I explain my beliefs, inclus=ding the historical grounding for them, and say why I think
they address issues of the human condition that other assumptions don't. I invite them
to at least a willing suspension of disbelief, to look tentatively at their life & the
world from that standpoint.
Certainly it may be appropriate to talk about the lack of historical &c evidence
for the Book of Mormon. I think what's most effective has to be decided on a case by
case basis.

> >
> >> What exactly allows you to say that Mormonism is
> >> wrong if it isn't in the lack of historical support for their views. I
> >> would like to see you tell me why Mormonism is wrong without any reference
> >> to history or science.
> >
> > I just did.
> No, you told me your theological assumptions were the correct assumptions.
> If I don't accept your assumptions, I am not bound by your conclusions. You
> didn't tell me any reason why your assumptions are correct. No data, no
> chain of reasoning that would grab a person whose assumptions are different
> than yours. Sure, if the Mormon suddenly decides to accept your assumption
> then he will say "AH I see you are correct George". The problem is that he
> doesn't accept what you assume. He doesn't accept that polytheism is wrong,
> he doesn't accept that works is a bad way to be saved. This is what I find
> so frustrating about theologians (and my middle son is starting semitary, I
> mean seminary). They tend to assume that their theological assumptions are
> somehow unassailable and thus expect that everyone should accept what they
> derive from their assumptions. That just isn't the way the world works.
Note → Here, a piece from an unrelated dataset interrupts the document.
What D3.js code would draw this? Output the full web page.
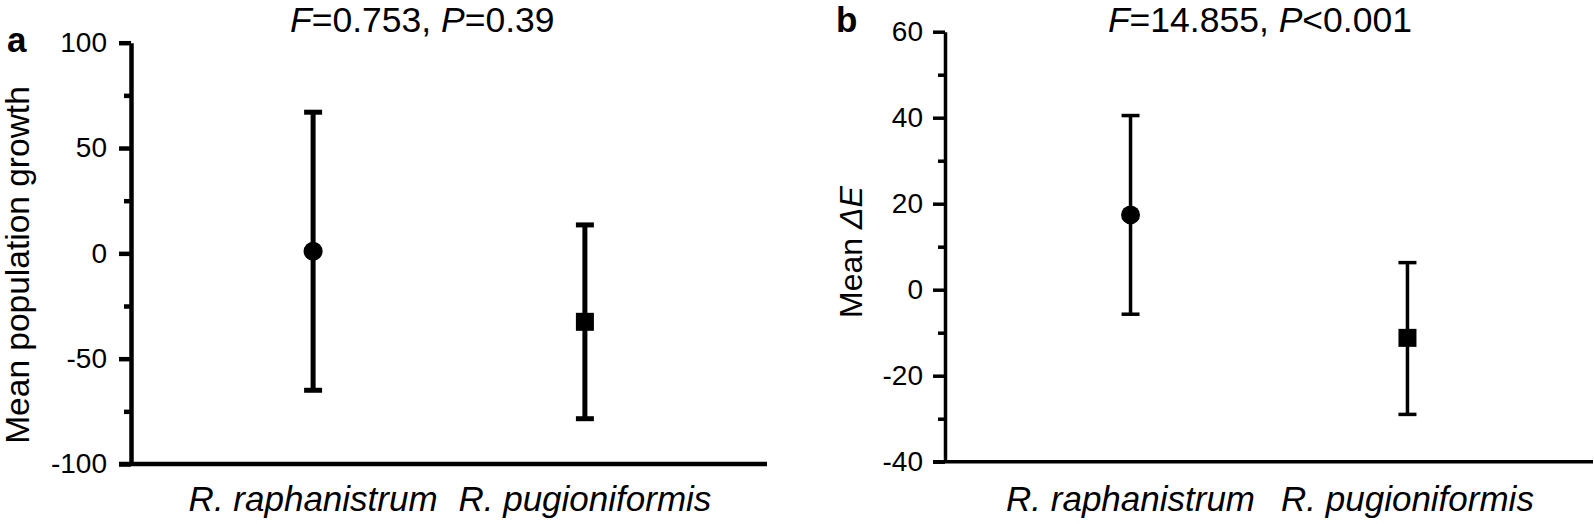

I don't know what seminaries or theologians you're familiar with but this would
be a complete misrepresentation of ones in my branch of the church.
Again I refer to my paper from the ASA meeting. Just as in science, one can't
evaluate theological presuppositions by whether or not they have some a priori
plausibility. You have to work out there consequences & see if they correspond with
experience. In the case of theology, that means considering how well they address both
personal existential concerns and knowledge of the physical world, history, &c. If
you're not willing to get into the system far enough to see what the consequences of the
basic presuppositions are, of course you'll never believe them. If you refuse even to
consider the possibility that the speed of light is the same for everyone then you'll be
a Newtonian all your life.

> > As I noted above, crunch time - especially with Muslims - really comes
> with the
> >cross. We can make a solid claim for historical accuracy here - though
> Muslims are
> >generally immunized against serious historical analysis here because of
> belief in the
> >absolute truth of the Quran. Moreover, this is our central theological
> claim. I think
> >the thing to do is simply to make that claim - as in the ASA paper which I
> sent you
> >earlier. Of course that may not succeed in converting a person, but
> that's ultimately
> >up to the Holy Spirit.
> You are correct, we need to make the claim. But making a claim and
> providing some supporting evidence is better. I have changed the minds of
> many young-earth creationists. Converting them is harder than converting a
> muslim. But with time, patience etc if you make claims that they are wrong
> and at the same time give them data that doesn't fit in their worldview,
> you can then make progress with them. Just telling someone they are wrong
> seldom gets you very far.

Here the matter is somewhat different because Muslims don't believe that Jesus
died on the cross. & that isn't because of historical study but because Islam, like
the Judaism of Paul's time, could not imagine a crucified Messiah who "died in
weakness." In fact, a great deal of what passes for Christianity would just as soon
get past the cross as quickly as possible and move on to Easter. Muslims have a way of
avoiding the cross entirely. & the problem isn't so much with willingness to apply
historical criticism to the gospels - they're quite happy to do that - but with the fact
that they're completely unwilling to apply it to the Quran.